Note that since there are many ways to choose a nonuniform model according to eq:informative, the optimal algorithms will still depend on the particular assumptions made via the choice $P(A,b)$. However, this does not imply that all algorithms have equal performance on compressible problem instances. If we sample a problem from the universe ${\mathcal{H}}_{1}$, with $P(A,b|{\mathcal{H}}_{1})$, but use instead two algorithms optimal in ${\mathcal{H}}_{2}$ and ${\mathcal{H}}_{3}$, respectively, their relative performances will depend on how close each of these universes is to ${\mathcal{H}}_{1}$, and hence will not be in general the same. In fact, if our space of universes is finite, we can compose them into a single unified universe [jaynes_probability_2003] according to

$$P(A,b)=\sum _{i=1}^{M}P(A,b|{\mathcal{H}}_{i})P({\mathcal{H}}_{i}),$$

which will incur a compression penalty of at most ${\mathrm{log}}_{2}M$ bits added to the description length of the optimal algorithm. This gives us a path, based on hierarchical Bayesian models and minimum description length, to achieve optimal or near-optimal performance on instances of the community detection problem that are actually solvable, simply by progressively expanding our set of hypotheses.
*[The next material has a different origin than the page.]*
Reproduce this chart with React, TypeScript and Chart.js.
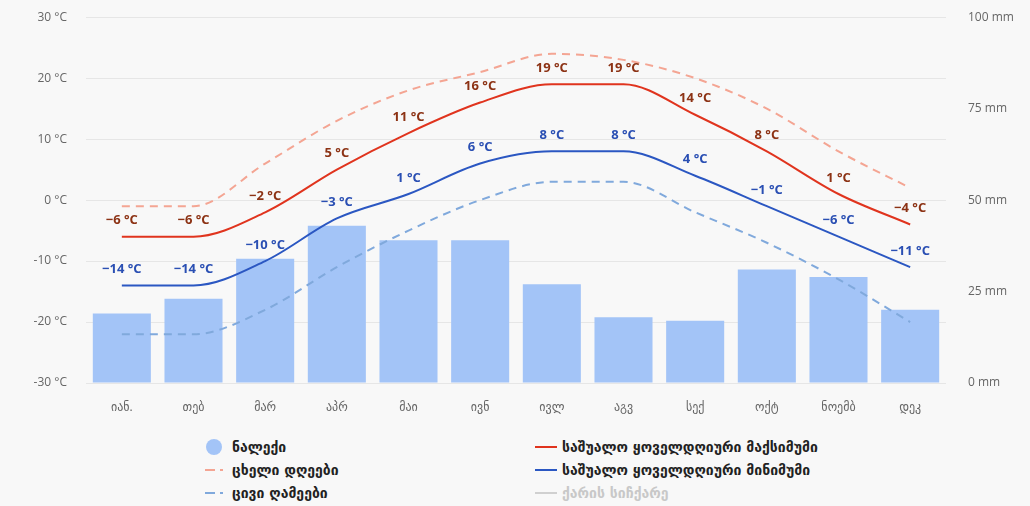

The idea that we can use compression as an inference criterion has been formalized by Solomonoff's theory of inductive inference, which forms a rigorous induction framework based on the principle of Occam's razor. Importantly, the expected errors of predictions achieved under this framework are provably upper-bounded by the Kolmogorov complexity of the data generating process [hutter_universal_2007], making the induction framework consistent. The Kolmogorov complexity is a generalization of the description length we have been using, and it is defined by the length of the shortest binary program that generates the data. The only major limitation of Solomonoff's framework is its uncomputability, i.e. the impossibility of determining Kolmogorov's complexity with any algorithm. However, this impossibility does not invalidate the framework, it only means that induction cannot be fully automatized: we have a consistent criterion to compare hypotheses, but no deterministic mechanism to produce directly the best hypothesis. There are open philosophical questions regarding the universality of this inductive framework [hutter_open_2009] [montanez_why_2017], but whatever fundamental limitations it may have do not follow directly from NFL theorems such as the one from [peel_ground_2017]. In fact, as mentioned in footnote [4], it is a rather simple task to use compression to reject the uniform hypothesis forming the basis of the NFL theorem for almost any network data.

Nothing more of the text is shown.